Неудивительно также, что его наследники, которым достался этот превосходный инструмент, годовой бюджет, почти все использовали его в течение следующего столетия, чтобы пересмотреть потребности государства — и неизбежно их увеличить. Нетрудно увидеть, как со времени введения этой системы и до времени создания трудов Аврелия Виктора налоги становились все более тяжкими. Эффективность механизма эксплуатации, равно как и уровни самого чиновничества, не давала императорам более позднего периода разглядеть предупреждения, которые должны были бы их достичь, когда экономическая база империи неотвратимо рушилась.

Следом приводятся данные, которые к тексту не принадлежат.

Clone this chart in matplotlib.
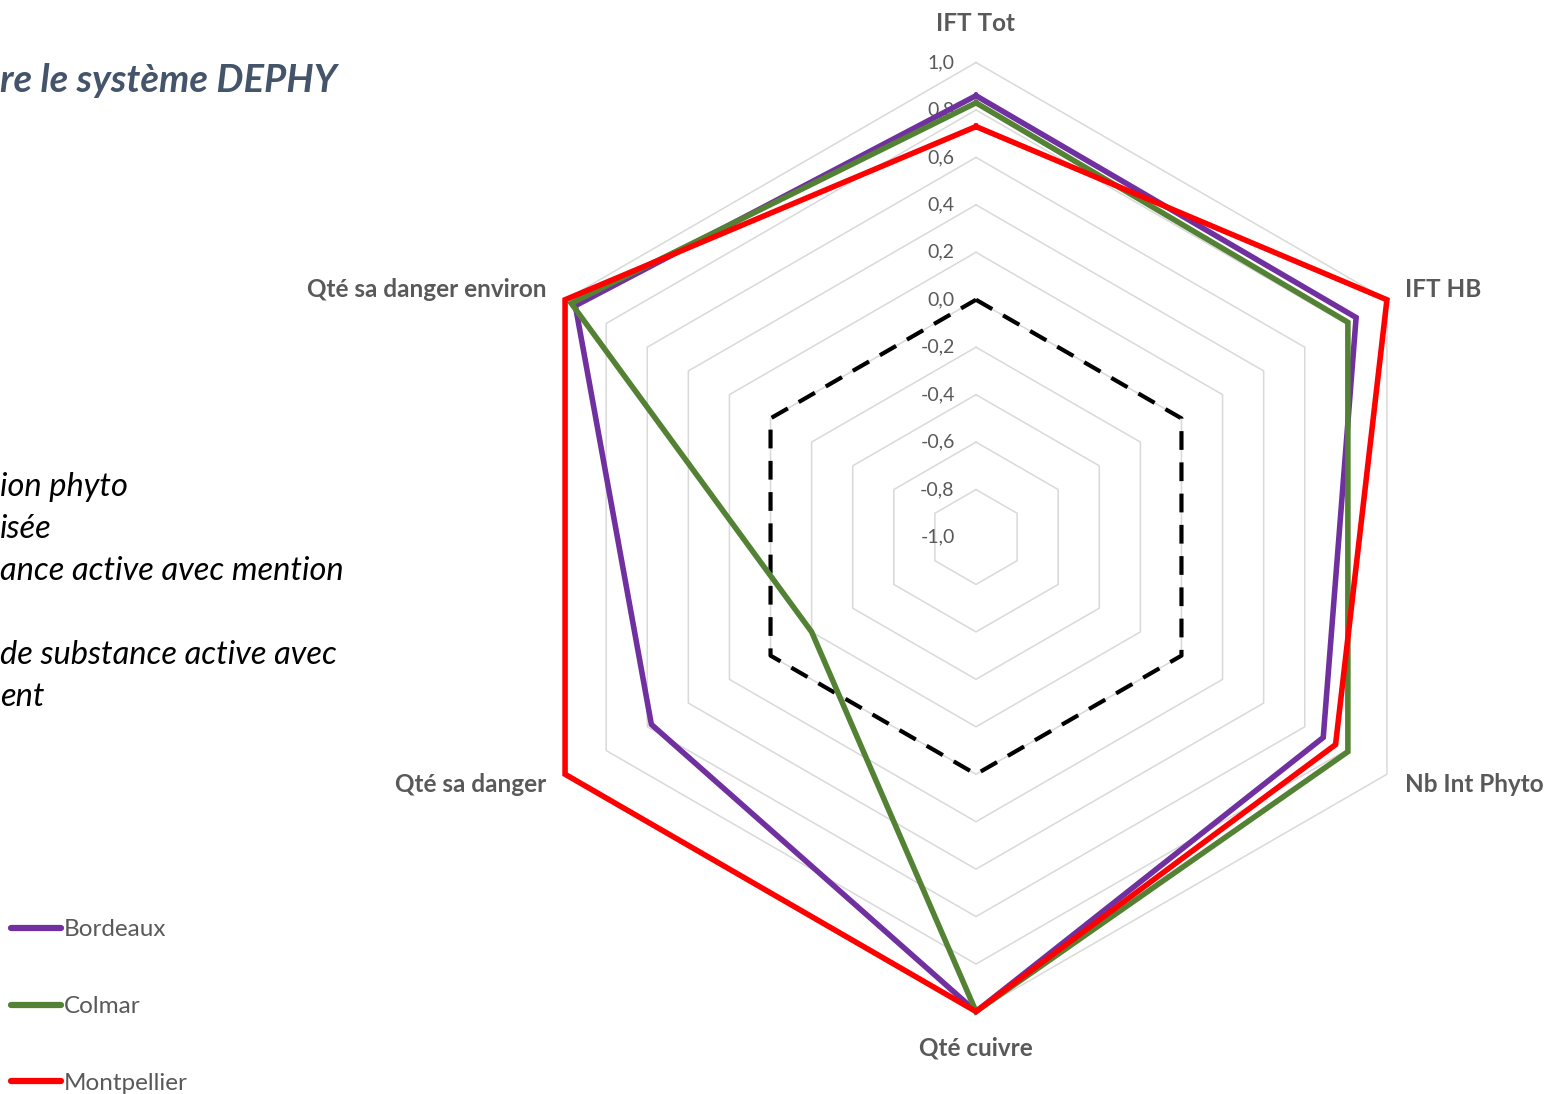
import numpy as np
import matplotlib
matplotlib.use("Agg")
import matplotlib.pyplot as plt
from matplotlib.lines import Line2D

plt.rcParams['font.family'] = ['Lato', 'DejaVu Sans']

# axes of the radar, clockwise from the top
categories = ["IFT Tot", "IFT HB", "Nb Int Phyto", "Qté cuivre",
              "Qté sa danger", "Qté sa danger environ"]

bordeaux = [0.86, 0.85, 0.69, 1.00, 0.58, 0.95]
colmar = [0.83, 0.81, 0.81, 1.00, -0.20, 0.97]
montpellier = [0.73, 1.00, 0.75, 1.00, 1.00, 1.00]
reference = [0.0, 0.0, 0.0, 0.0, 0.0, 0.0]

series_names = ["Bordeaux", "Colmar", "Montpellier"]
series_colors = ["#7030a0", "#548235", "#ff0000"]

grid_levels = [-0.8, -0.6, -0.4, -0.2, 0.0, 0.2, 0.4, 0.6, 0.8, 1.0]
tick_values = [-1.0, -0.8, -0.6, -0.4, -0.2, 0.0, 0.2, 0.4, 0.6, 0.8, 1.0]
r_min = -1.0

side_text = ["ion phyto", "isée", "ance active avec mention",
             "de substance active avec", "ent"]
title_text = "re le système DEPHY"

W, H = 1546, 1094
cx, cy = 976, 537          # centre of the radar, pixels from top-left
unit = 237.25              # pixels per 1.0 of value

angles = np.deg2rad(90 - 60 * np.arange(len(categories)))


def to_xy(values, closed=True):
    r = np.asarray(values, dtype=float) - r_min
    x = r * np.cos(angles)
    y = r * np.sin(angles)
    if closed:
        x = np.append(x, x[0])
        y = np.append(y, y[0])
    return x, y


fig = plt.figure(figsize=(W / 100, H / 100), dpi=100)
ax = fig.add_axes([0, 0, 1, 1])
ax.set_xlim(-cx / unit, (W - cx) / unit)
ax.set_ylim(-(H - cy) / unit, cy / unit)
ax.axis("off")

# hexagonal grid
for lev in grid_levels:
    gx, gy = to_xy([lev] * len(categories))
    ax.plot(gx, gy, color="#d9d9d9", lw=1.1, zorder=1)

# radial tick labels
for t in tick_values:
    ax.text(-0.09, t - r_min, ("%.1f" % t).replace(".", ","), ha="right",
            va="center", fontsize=14, color="#595959", zorder=2)

# zero reference line
rx, ry = to_xy(reference)
ax.plot(rx, ry, color="black", lw=3, linestyle=(0, (4.5, 3)), zorder=3)

handles = []
for vals, name, col in zip([bordeaux, colmar, montpellier], series_names, series_colors):
    sx, sy = to_xy(vals)
    ax.plot(sx, sy, color=col, lw=4, solid_joinstyle="miter", zorder=4)
    handles.append(Line2D([], [], color=col, lw=4.5, solid_capstyle="round"))

# category labels
label_r = [2.165, 2.09, 2.09, 2.155, 2.09, 2.09]
for cat, a, lr in zip(categories, angles, label_r):
    c = np.cos(a)
    if abs(c) < 1e-6:
        ha = "center"
    elif c > 0:
        ha = "left"
    else:
        ha = "right"
    ax.text(lr * np.cos(a), lr * np.sin(a), cat, ha=ha, va="center",
            fontsize=17.5, fontweight="bold", color="#595959")

# text on the left
fig.text(0, 1 - 92 / H, title_text, ha="left", va="baseline", fontsize=27.5,
         fontweight="bold", fontstyle="italic", color="#44546a")
baselines = [496, 538, 580, 664, 706]
for s, b in zip(side_text, baselines):
    fig.text(0, 1 - b / H, s, ha="left", va="baseline", fontsize=23.5,
             fontstyle="italic", color="black")

fig.legend(handles, series_names, loc="lower left",
           bbox_to_anchor=(11 / W, 0.0), frameon=False, fontsize=17.5,
           handlelength=2.05, handletextpad=0.12, labelspacing=2.3,
           borderpad=0, borderaxespad=0, labelcolor="#595959")

fig.savefig("out.png", dpi=100)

ГЛАВА 10. КОМАНДНАЯ ЭКОНОМИКА
РАСПРЕДЕЛЕНИЕ ЭКСТРАОРДИНАРНЫХ ПОВИННОСТЕЙ ПРИНЦИПАЛАМИ НЕ ДОПУСКАЕТСЯ, И ПОЭТОМУ ПУСТЬ БУДУТ ПРЕДУПРЕЖДЕНЫ РЕКТОРЫ ПРОВИНЦИЙ, ЧТОБЫ САМИ ОСУЩЕСТВЛЯЛИ ЭТО РАСПРЕДЕЛЕНИЕ...
ЧТОБЫ НЕ ЗАБЫТЬ, ПУСТЬ НАПИШУТ, СОБЛЮДАЯ УКАЗАННЫЙ ПОРЯДОК, ОБ ОБЛОЖЕНИИ СРЕДИ БОГАТЫХ, ПРОСТЫХ И НЕЗНАЧИТЕЛЬНЫХ.
ЗАКОН КОНСТАНТИНА, 328 г.
Когда в высокопарных объявлениях конца правления тетрархов встречаются слова о «нашей счастливой эпохе», эта официальная формула на самом деле имеет некоторое отношение к действительности. Примерно к 300 году действительно настал конец постоянным вторжениям и гражданским войнам, которые шли на протяжении всей жизни императоров и их солдат. Границы почти везде были укреплены, войска послушны, плодам крестьянского труда ничто не угрожало. Города восстанавливались, землю вновь вводили в сельскохозяйственный оборот. Если какой-либо из правителей путешествовал со своей свитой из города в город по одной из основных дорог, то при взгляде на свои земли он мог в целом быть доволен. Конечно же, из некоторых регионов поступали неблагоприятные отчеты, но общая картина (насколько ее вообще можно было обобщить) свидетельствовала об улучшении, о возвращении благословенного покоя. Почему же тогда цены продолжали так угрожающе расти?